Exactly retype the lines from the top of the data through the line containing "const fmt = (v: number)", leaving out every picture.
--- Start PROVIDED MATERIAL ---
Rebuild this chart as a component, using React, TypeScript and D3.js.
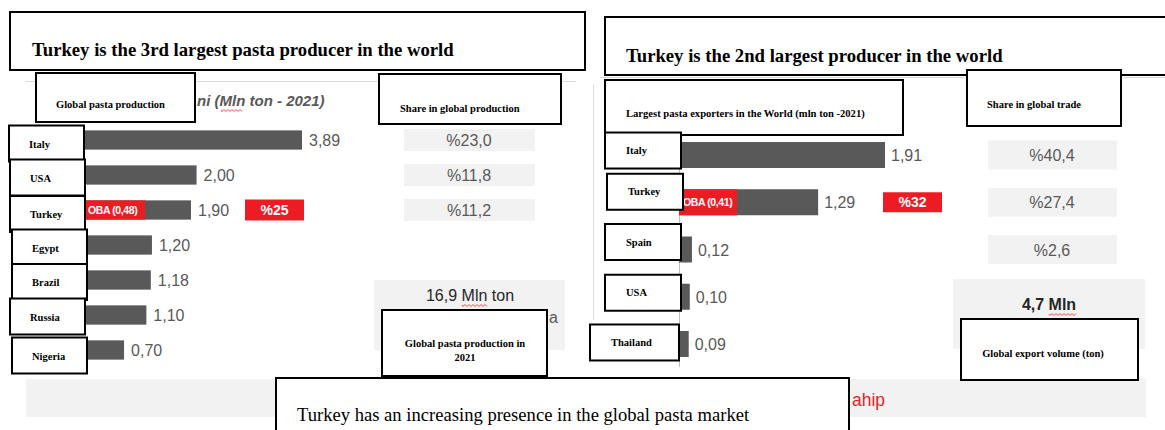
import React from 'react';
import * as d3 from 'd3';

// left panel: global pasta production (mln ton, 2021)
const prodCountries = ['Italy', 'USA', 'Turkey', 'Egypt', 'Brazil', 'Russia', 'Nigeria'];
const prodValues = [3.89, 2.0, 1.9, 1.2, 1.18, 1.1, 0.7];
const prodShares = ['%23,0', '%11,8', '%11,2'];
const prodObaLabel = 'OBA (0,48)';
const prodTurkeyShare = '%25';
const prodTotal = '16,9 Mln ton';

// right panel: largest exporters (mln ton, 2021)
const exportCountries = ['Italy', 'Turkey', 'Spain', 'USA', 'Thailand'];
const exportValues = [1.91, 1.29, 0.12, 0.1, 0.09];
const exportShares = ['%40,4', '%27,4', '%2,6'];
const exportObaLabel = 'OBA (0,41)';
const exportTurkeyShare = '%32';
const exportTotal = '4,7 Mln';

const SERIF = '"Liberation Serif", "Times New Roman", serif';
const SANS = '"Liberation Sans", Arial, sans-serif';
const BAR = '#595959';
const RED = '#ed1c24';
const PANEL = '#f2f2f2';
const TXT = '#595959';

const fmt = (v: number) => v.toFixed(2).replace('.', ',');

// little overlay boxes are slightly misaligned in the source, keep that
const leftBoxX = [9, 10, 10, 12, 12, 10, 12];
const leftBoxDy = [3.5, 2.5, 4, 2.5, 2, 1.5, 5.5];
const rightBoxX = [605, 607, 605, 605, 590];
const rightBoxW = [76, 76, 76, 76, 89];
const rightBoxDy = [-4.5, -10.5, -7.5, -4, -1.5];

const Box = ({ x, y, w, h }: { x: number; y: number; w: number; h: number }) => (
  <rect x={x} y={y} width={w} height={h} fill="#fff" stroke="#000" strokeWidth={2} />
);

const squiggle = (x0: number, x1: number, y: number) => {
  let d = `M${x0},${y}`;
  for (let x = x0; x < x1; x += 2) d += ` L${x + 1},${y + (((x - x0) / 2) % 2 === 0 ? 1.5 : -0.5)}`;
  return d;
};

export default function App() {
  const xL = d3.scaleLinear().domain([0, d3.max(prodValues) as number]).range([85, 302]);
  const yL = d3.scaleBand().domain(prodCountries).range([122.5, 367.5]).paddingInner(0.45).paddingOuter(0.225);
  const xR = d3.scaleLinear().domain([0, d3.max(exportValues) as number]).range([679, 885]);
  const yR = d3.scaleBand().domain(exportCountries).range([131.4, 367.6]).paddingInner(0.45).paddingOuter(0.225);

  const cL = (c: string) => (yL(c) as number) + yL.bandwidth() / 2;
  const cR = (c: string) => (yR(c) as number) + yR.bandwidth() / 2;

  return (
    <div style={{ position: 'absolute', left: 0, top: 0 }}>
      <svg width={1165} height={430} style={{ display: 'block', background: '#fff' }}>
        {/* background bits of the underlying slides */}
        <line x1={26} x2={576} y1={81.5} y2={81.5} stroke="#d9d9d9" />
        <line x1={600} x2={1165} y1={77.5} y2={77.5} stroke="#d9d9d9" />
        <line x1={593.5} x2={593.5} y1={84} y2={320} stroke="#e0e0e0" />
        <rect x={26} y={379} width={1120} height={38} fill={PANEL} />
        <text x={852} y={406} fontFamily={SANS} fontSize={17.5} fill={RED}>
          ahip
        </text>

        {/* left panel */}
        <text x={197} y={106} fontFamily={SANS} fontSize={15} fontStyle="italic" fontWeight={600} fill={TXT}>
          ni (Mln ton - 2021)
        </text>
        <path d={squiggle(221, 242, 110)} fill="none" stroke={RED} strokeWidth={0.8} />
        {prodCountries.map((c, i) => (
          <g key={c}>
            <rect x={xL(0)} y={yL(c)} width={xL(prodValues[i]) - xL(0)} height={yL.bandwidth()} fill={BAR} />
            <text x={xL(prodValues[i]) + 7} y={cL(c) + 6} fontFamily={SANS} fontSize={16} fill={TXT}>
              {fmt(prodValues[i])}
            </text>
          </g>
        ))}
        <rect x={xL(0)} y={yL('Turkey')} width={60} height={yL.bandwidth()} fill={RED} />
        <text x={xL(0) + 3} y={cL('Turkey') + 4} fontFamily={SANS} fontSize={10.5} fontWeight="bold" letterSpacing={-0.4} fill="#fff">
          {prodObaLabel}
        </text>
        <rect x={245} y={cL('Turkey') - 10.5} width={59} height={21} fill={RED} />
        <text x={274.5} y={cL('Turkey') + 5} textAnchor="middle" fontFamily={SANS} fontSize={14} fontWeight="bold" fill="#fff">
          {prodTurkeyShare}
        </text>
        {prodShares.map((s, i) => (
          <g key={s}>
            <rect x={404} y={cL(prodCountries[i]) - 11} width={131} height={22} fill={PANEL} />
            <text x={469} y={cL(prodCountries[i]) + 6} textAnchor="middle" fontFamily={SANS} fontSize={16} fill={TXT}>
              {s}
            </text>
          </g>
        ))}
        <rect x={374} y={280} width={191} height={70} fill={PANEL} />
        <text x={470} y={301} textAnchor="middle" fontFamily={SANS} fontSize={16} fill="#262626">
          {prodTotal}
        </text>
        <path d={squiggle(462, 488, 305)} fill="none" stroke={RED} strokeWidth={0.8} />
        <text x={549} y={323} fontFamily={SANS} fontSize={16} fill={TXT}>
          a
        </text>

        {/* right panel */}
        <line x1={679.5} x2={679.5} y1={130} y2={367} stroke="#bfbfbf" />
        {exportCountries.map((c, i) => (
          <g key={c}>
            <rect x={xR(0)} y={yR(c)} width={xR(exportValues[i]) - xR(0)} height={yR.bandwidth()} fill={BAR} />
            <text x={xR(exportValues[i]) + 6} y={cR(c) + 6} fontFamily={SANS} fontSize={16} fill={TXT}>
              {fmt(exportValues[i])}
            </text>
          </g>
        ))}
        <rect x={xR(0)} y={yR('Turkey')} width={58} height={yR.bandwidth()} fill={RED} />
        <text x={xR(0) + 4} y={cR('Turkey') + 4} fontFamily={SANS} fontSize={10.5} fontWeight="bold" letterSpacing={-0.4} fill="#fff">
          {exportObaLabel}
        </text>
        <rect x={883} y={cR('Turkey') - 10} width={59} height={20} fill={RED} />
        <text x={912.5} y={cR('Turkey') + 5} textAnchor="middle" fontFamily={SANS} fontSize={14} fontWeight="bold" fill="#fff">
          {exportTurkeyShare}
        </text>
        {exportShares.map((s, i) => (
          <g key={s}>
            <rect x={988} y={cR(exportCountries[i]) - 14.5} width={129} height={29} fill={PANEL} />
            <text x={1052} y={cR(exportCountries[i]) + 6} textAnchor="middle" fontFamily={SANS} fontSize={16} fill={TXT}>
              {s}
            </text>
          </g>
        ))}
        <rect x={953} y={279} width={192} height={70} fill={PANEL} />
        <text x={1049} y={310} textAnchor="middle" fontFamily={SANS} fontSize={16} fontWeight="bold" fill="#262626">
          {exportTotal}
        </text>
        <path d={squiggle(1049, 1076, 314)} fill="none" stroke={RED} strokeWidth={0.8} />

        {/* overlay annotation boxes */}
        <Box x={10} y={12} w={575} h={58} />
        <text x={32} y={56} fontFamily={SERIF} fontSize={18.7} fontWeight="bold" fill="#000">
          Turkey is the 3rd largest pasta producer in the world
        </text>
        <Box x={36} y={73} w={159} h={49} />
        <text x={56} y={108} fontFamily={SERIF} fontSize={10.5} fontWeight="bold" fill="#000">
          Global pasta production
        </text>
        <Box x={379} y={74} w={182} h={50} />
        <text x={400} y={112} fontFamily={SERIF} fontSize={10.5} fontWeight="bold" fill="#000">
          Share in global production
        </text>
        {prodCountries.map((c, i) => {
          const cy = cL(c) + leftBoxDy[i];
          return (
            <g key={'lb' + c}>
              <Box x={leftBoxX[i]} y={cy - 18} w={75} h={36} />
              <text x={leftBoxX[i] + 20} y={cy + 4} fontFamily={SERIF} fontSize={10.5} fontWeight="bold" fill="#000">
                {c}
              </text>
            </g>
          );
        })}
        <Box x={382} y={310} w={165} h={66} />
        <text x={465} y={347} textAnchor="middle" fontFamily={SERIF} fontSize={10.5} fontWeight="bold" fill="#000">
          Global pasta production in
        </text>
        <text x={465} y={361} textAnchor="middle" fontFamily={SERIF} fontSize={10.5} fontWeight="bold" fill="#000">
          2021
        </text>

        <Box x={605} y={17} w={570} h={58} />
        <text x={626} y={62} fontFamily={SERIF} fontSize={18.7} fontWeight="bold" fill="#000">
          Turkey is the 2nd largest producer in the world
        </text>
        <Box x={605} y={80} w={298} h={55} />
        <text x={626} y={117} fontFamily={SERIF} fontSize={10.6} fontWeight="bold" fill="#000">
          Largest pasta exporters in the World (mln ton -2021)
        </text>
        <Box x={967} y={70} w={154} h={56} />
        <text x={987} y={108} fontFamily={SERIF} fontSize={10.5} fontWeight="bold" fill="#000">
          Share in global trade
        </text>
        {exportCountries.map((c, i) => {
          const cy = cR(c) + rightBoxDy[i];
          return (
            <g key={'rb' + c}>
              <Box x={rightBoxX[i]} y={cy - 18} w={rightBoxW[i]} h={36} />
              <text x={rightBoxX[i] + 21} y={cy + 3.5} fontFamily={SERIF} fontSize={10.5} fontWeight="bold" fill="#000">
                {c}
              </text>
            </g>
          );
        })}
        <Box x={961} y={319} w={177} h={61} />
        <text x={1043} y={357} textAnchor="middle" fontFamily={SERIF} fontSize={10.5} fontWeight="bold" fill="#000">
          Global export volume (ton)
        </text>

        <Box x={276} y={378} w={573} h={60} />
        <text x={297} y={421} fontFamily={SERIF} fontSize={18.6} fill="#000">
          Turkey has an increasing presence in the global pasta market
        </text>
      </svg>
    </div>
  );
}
--- End PROVIDED MATERIAL ---
WRITTEN SOLUTION —
Rebuild this chart as a component, using React, TypeScript and D3.js.
import React from 'react';
import * as d3 from 'd3';

// left panel: global pasta production (mln ton, 2021)
const prodCountries = ['Italy', 'USA', 'Turkey', 'Egypt', 'Brazil', 'Russia', 'Nigeria'];
const prodValues = [3.89, 2.0, 1.9, 1.2, 1.18, 1.1, 0.7];
const prodShares = ['%23,0', '%11,8', '%11,2'];
const prodObaLabel = 'OBA (0,48)';
const prodTurkeyShare = '%25';
const prodTotal = '16,9 Mln ton';

// right panel: largest exporters (mln ton, 2021)
const exportCountries = ['Italy', 'Turkey', 'Spain', 'USA', 'Thailand'];
const exportValues = [1.91, 1.29, 0.12, 0.1, 0.09];
const exportShares = ['%40,4', '%27,4', '%2,6'];
const exportObaLabel = 'OBA (0,41)';
const exportTurkeyShare = '%32';
const exportTotal = '4,7 Mln';

const SERIF = '"Liberation Serif", "Times New Roman", serif';
const SANS = '"Liberation Sans", Arial, sans-serif';
const BAR = '#595959';
const RED = '#ed1c24';
const PANEL = '#f2f2f2';
const TXT = '#595959';

const fmt = (v: number) => v.toFixed(2).replace('.', ',');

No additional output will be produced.